Xeph, I think the low counts are a double edged sword. In a sense it makes it waaayyy easier to finish a dog. There's no way I would be doing this if I owned an English springer or a Golden. On the other hand, it means more traveling to find a major, and often people have to convince their friends to sign up so there are enough for a major (this seems especially common with bitches). Then there is all of the snarking about how So-and-so set up a major for her dog, by inviting dogs she knew she could beat. Haha. Watson's sister is actually up in Canada right now because some breeder needed another bitch around for her dogs to get majors. I'm hopeful that there might be a major in the Labor Day cluster this year; even if we don't win, it will be nice to see where we fall in a larger group of dogs. Then next year I'm going to West Springfield, MA for the July 4th cluster and my goal is to pick up at least one major over the 4 days. The breeders at this show said he should be a pretty easy dog to finish, so I just have to not screw it up with my poor handling. 

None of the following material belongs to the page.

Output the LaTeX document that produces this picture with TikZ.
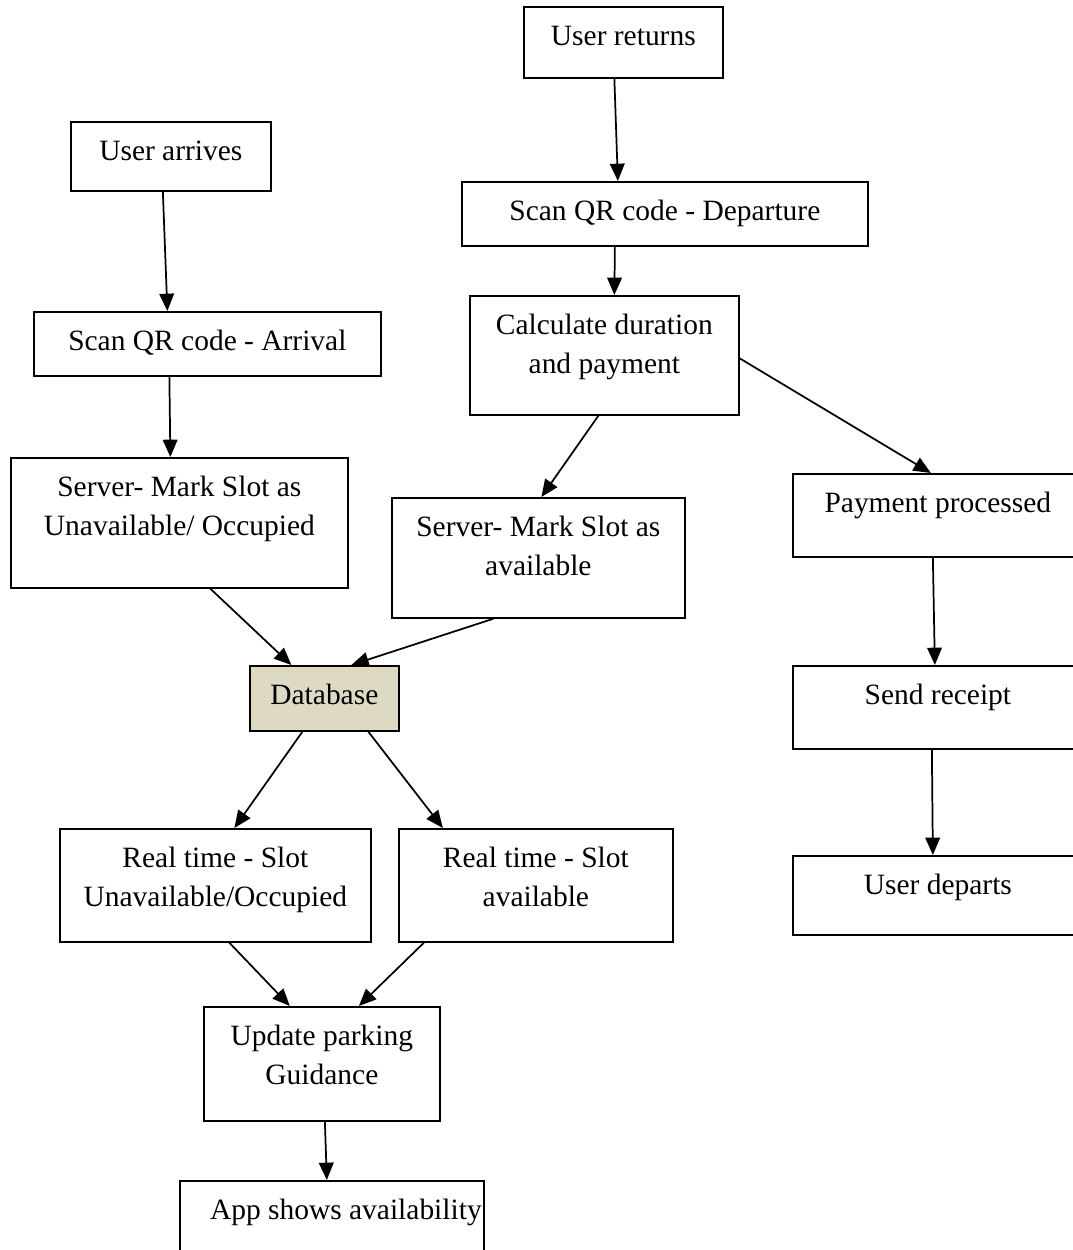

Patricia, thanks! It seems like judges will commonly put up a dog as Best of Winners so that both Winners can get points. In this show, there were no other class bitches, so the only way the one girl could get a point is if she beat Watson for Best of Winners, which is exactly what the judge did. It does get confusing though. I've done it a couple times now and I mostly know where to be and when, but I'm very glad I took handling classes first. And there typically aren't a lot of dogs to keep track of for point counting - even the biggest shows don't generally have more than 7-10 Welshies entered.

Cookieface, thanks! And Xeph provided a great explanation.


----------



## Abbylynn (Jul 7, 2011)

Congratulations! 

I agree ... Xeph gave a great explanation. I too get confused on all of it. Lol!


----------



## elrohwen (Nov 10, 2011)

Abbylynn said:


> Congratulations!
> 
> I agree ... Xeph gave a great explanation. I too get confused on all of it. Lol!


Thanks! He did a really great job in the ring.


----------